#### [Task goal]
Set down the data below from its first line to the line holding "const startM = [0.00,0.55,0.72,0.69,0.02,0.00,0.00,0.66,0.12];", inclusive; omit all pictures.

___

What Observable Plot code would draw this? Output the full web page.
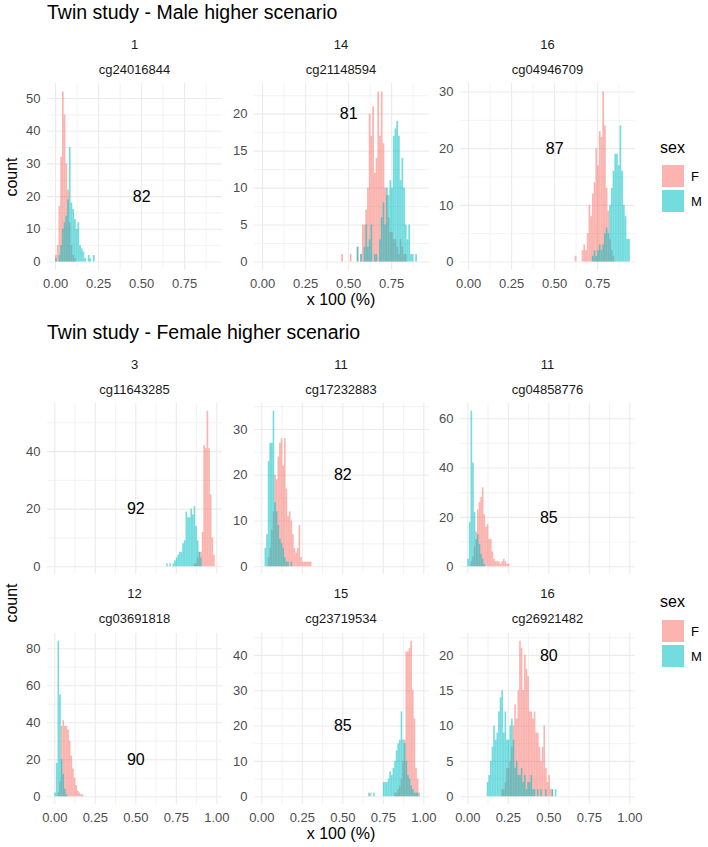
<!DOCTYPE html>
<html><head><meta charset="utf-8">
<script src="https://cdn.jsdelivr.net/npm/d3@7"></script>
<script src="https://cdn.jsdelivr.net/npm/@observablehq/plot@0.6"></script>
<style>
body{margin:0;background:#fff;}
#root{position:relative;width:708px;height:847px;font-family:"Liberation Sans",Arial,Helvetica,sans-serif;overflow:hidden;background:#fff;}
.t{position:absolute;white-space:nowrap;line-height:1;}
.pan{position:absolute;}
</style></head><body><div id="root"></div>
<script>
// ---------------- data ----------------
const titles = ["Twin study - Male higher scenario", "Twin study - Female higher scenario"];
const chrs = ["1","14","16","3","11","11","12","15","16"];
const cpgs = ["cg24016844","cg21148594","cg04946709","cg11643285","cg17232883","cg04858776","cg03691818","cg23719534","cg26921482"];
const pcts = [82,81,87,92,82,85,90,85,80];
const pctLabelX = 0.5, pctLabelY = 20;
const sexes = ["F","M"];
const sexColors = ["#F8766D","#00BFC4"];
const binWidth = 0.01;

// first bin start of each panel's histogram
const startF = [0.00,0.46,0.62,0.86,0.04,0.02,0.02,0.67,0.21];
const startM = [0.00,0.55,0.72,0.69,0.02,0.00,0.00,0.66,0.12];

const F_cg24016844 = [2,5,17,32,52,45,30,22,12,5,2,1];
const M_cg24016844 = [1,0,2,5,10,12,14,19,35,18,16,13,10,12,5,4,3,1,0,2,1,0,2];
const F_cg21148594 = [1,0,0,0,0,1,0,0,0,2,0,1,5,5,7,10,20,17,21,12,14,23,17,23,16,10,9,6,4,4,3,3,2,1,3,2,1,1];
const M_cg21148594 = [2,0,1,0,2,5,2,3,5,0,1,1,0,3,6,8,5,10,9,11,10,17,18,19,17,11,14,10,5,3,5,1,1,0,1];
const F_cg04946709 = [1,0,0,0,2,3,2,5,10,8,12,14,20,17,23,22,30,24,13,9,4,2,1];
const M_cg04946709 = [1,2,1,2,3,2,3,5,6,5,10,13,16,19,19,17,24,16,10,8,4,4];
const F_cg11643285 = [1,1,3,5,5,12,42,41,54,41,25,10,4];
const M_cg11643285 = [1,0,1,0,1,2,3,4,5,5,8,9,19,17,17,20,18,21,14,9,5,3];
const F_cg17232883 = [2,4,8,12,20,19,24,27,28,22,28,17,11,12,10,7,4,3,4,9,2,1,1,1,1,1,1];
const M_cg17232883 = [4,7,23,27,27,34,14,12,9,6,5,4,2,1,1,0,1];
const F_cg04858776 = [2,4,8,14,23,26,28,32,21,16,17,11,11,6,3,2,2,2,1,2,3,2,1,1];
const M_cg04858776 = [3,18,63,42,22,11,13,9,5,3,1];
const F_cg03691818 = [2,8,38,41,38,38,36,30,22,15,10,6,3,2,1,1];
const M_cg03691818 = [2,18,84,55,20,12,4,1];
const F_cg23719534 = [1,0,0,0,0,0,0,0,0,0,0,0,0,0,0,1,1,2,3,5,10,16,41,41,42,44,30,22,8,5,1];
const M_cg23719534 = [1,0,0,1,0,0,0,0,0,4,4,4,5,7,6,8,10,13,15,16,24,16,15,10,6,5,3,2,1,1,1];
const F_cg26921482 = [1,1,2,4,4,5,7,10,13,11,15,22,21,15,20,18,17,12,12,11,12,9,9,7,5,7,10,4,2,3,1,1];
const M_cg26921482 = [2,3,5,7,10,8,9,12,14,15,9,12,8,8,10,11,8,4,5,3,3,4,2,3,1,2,2,3,1,1,0,1,0,1,0,0,1,0,0,0,1,0,1];

const countsF = [F_cg24016844,F_cg21148594,F_cg04946709,F_cg11643285,F_cg17232883,F_cg04858776,F_cg03691818,F_cg23719534,F_cg26921482];
const countsM = [M_cg24016844,M_cg21148594,M_cg04946709,M_cg11643285,M_cg17232883,M_cg04858776,M_cg03691818,M_cg23719534,M_cg26921482];

const yTicks = [[0,10,20,30,40,50],[0,5,10,15,20],[0,10,20,30],[0,20,40],[0,10,20,30],[0,20,40,60],[0,20,40,60,80],[0,10,20,30,40],[0,5,10,15,20]];
const xTicksTop = [0,0.25,0.5,0.75];
const xTicksBottom = [0,0.25,0.5,0.75,1];
const xDomainTop = [-0.047, 0.97];
const xDomainBottom = [-0.045, 1.035];

// ---------------- helpers ----------------
const root = document.getElementById("root");
const FONT = '"Liberation Sans",Arial,Helvetica,sans-serif';
const ALPHA = 0.55;

function binRows(start, counts, sex) {
  return counts.map((c, j) => {
    const x1 = +(start + j * binWidth).toFixed(4);
    return {x1, x2: +(x1 + binWidth).toFixed(4), count: c, sex};
  }).filter(d => d.count > 0);
}
function minorBreaks(b, lim) {
  const bd = b[1] - b[0];
  const bb = b.slice();
  if (lim[0] < bb[0]) bb.unshift(bb[0] - bd);
  if (lim[1] > bb[bb.length - 1]) bb.push(bb[bb.length - 1] + bd);
  const out = [];
  for (let k = 0; k < bb.length - 1; k++) out.push((bb[k] + bb[k + 1]) / 2);
  return out.filter(v => v >= lim[0] && v <= lim[1]);
}
function addText(txt, opts) {
  const d = document.createElement("div");
  d.className = "t";
  d.textContent = txt;
  const f = opts.size;
  d.style.fontSize = f + "px";
  d.style.color = opts.color || "#000";
  if (opts.baseline != null) d.style.top = (opts.baseline - 0.8465 * f) + "px";
  if (opts.top != null) d.style.top = opts.top + "px";
  d.style.left = opts.left + "px";
  let tr = "";
  if (opts.center) tr += "translateX(-50%) ";
  if (opts.transform) tr += opts.transform;
  if (tr) d.style.transform = tr;
  root.appendChild(d);
  return d;
}

// ---------------- layout ----------------
const panelLefts = [47, 253.5, 460];
const panelW = 175;
const rowsLayout = [
  {top: 83, h: 187, xaxis: true, dom: xDomainTop, xt: xTicksTop},
  {top: 402.7, h: 171, xaxis: false, dom: xDomainBottom, xt: xTicksBottom},
  {top: 632.5, h: 171, xaxis: true, dom: xDomainBottom, xt: xTicksBottom}
];
const mL = 40, mB = 26;
const GRID = "#EBEBEB";

cpgs.forEach((cpg, i) => {
  const row = i < 3 ? 0 : (i < 6 ? 1 : 2);
  const col = i % 3;
  const L = rowsLayout[row];
  const F = binRows(startF[i], countsF[i], "F");
  const M = binRows(startM[i], countsM[i], "M");
  const maxC = d3.max([...F, ...M], d => d.count);
  const ydom = [-0.05 * maxC, 1.05 * maxC];
  const yt = yTicks[i];
  const yMinor = minorBreaks(yt, ydom);
  const xMinor = minorBreaks(L.xt, L.dom);
  const mb = L.xaxis ? mB : 0;
  const marks = [
    Plot.ruleX(xMinor, {x: d => d, stroke: GRID, strokeWidth: 0.6}),
    Plot.ruleY(yMinor, {y: d => d, stroke: GRID, strokeWidth: 0.6}),
    Plot.ruleX(L.xt, {x: d => d, stroke: GRID, strokeWidth: 1.1}),
    Plot.ruleY(yt, {y: d => d, stroke: GRID, strokeWidth: 1.1}),
    Plot.rectY(F, {x1: "x1", x2: "x2", y1: 0, y2: "count", fill: sexColors[0], fillOpacity: ALPHA, inset: 0}),
    Plot.rectY(M, {x1: "x1", x2: "x2", y1: 0, y2: "count", fill: sexColors[1], fillOpacity: ALPHA, inset: 0}),
    Plot.text([pcts[i]], {x: () => pctLabelX, y: () => pctLabelY, text: d => String(d), fontSize: 16, fill: "#000"}),
    Plot.axisY({ticks: yt, tickSize: 0, tickPadding: 7, label: null, fill: "#4D4D4D"})
  ];
  if (L.xaxis) marks.push(Plot.axisX({ticks: L.xt, tickSize: 0, tickPadding: 8, tickFormat: d3.format(".2f"), label: null, fill: "#4D4D4D"}));
  const chart = Plot.plot({
    width: mL + panelW,
    height: L.h + mb,
    marginLeft: mL, marginRight: 0, marginTop: 0, marginBottom: mb,
    x: {domain: L.dom, axis: L.xaxis ? undefined : null},
    y: {domain: ydom},
    style: {fontSize: "13px", fontFamily: FONT, color: "#4D4D4D", background: "transparent", overflow: "visible"},
    marks
  });
  const wrap = document.createElement("div");
  wrap.className = "pan";
  wrap.style.left = (panelLefts[col] - mL) + "px";
  wrap.style.top = L.top + "px";
  wrap.appendChild(chart);
  root.appendChild(wrap);

  // strip labels
  const cx = panelLefts[col] + panelW / 2;
  const cgBase = L.top - 9;
  addText(cpg, {size: 13, baseline: cgBase, left: cx, center: true, color: "#1A1A1A"});
  addText(chrs[i], {size: 13, baseline: cgBase - 25, left: cx, center: true, color: "#1A1A1A"});
});

// titles
addText(titles[0], {size: 19.5, baseline: 20, left: 47});
addText(titles[1], {size: 19.5, baseline: 340, left: 47});

// axis titles
const midX = panelLefts[1] + panelW / 2;
addText("x 100 (%)", {size: 16, baseline: 305.7, left: midX, center: true});
addText("x 100 (%)", {size: 16, baseline: 839.2, left: midX, center: true});
function countLabel(cy) {
  const d = addText("count", {size: 16, top: cy - 8, left: 11.5});
  d.style.transform = "translateX(-50%) rotate(-90deg)";
  d.style.transformOrigin = "50% 50%";
}
countLabel((83 + 270) / 2);
countLabel((402.7 + 803.5) / 2);

// legends
function legend(titleCy, keyTop) {
  const lx = 660, ks = 25;
  addText("sex", {size: 16, baseline: titleCy + 0.358 * 16, left: lx});
  sexes.forEach((s, k) => {
    const box = document.createElement("div");
    box.style.position = "absolute";
    box.style.left = (lx + 1.5) + "px";
    box.style.top = (keyTop + k * ks + 1.5) + "px";
    box.style.width = (ks - 3) + "px";
    box.style.height = (ks - 3) + "px";
    box.style.background = sexColors[k];
    box.style.opacity = ALPHA;
    root.appendChild(box);
    const cy = keyTop + k * ks + ks / 2;
    addText(s, {size: 13, baseline: cy + 0.358 * 13, left: lx + ks + 6, color: "#000"});
  });
}
legend(148, 163.5);
legend(602, 618.5);
</script></body></html>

___

#### [Exercise result]
What Observable Plot code would draw this? Output the full web page.
<!DOCTYPE html>
<html><head><meta charset="utf-8">
<script src="https://cdn.jsdelivr.net/npm/d3@7"></script>
<script src="https://cdn.jsdelivr.net/npm/@observablehq/plot@0.6"></script>
<style>
body{margin:0;background:#fff;}
#root{position:relative;width:708px;height:847px;font-family:"Liberation Sans",Arial,Helvetica,sans-serif;overflow:hidden;background:#fff;}
.t{position:absolute;white-space:nowrap;line-height:1;}
.pan{position:absolute;}
</style></head><body><div id="root"></div>
<script>
// ---------------- data ----------------
const titles = ["Twin study - Male higher scenario", "Twin study - Female higher scenario"];
const chrs = ["1","14","16","3","11","11","12","15","16"];
const cpgs = ["cg24016844","cg21148594","cg04946709","cg11643285","cg17232883","cg04858776","cg03691818","cg23719534","cg26921482"];
const pcts = [82,81,87,92,82,85,90,85,80];
const pctLabelX = 0.5, pctLabelY = 20;
const sexes = ["F","M"];
const sexColors = ["#F8766D","#00BFC4"];
const binWidth = 0.01;

// first bin start of each panel's histogram
const startF = [0.00,0.46,0.62,0.86,0.04,0.02,0.02,0.67,0.21];
const startM = [0.00,0.55,0.72,0.69,0.02,0.00,0.00,0.66,0.12];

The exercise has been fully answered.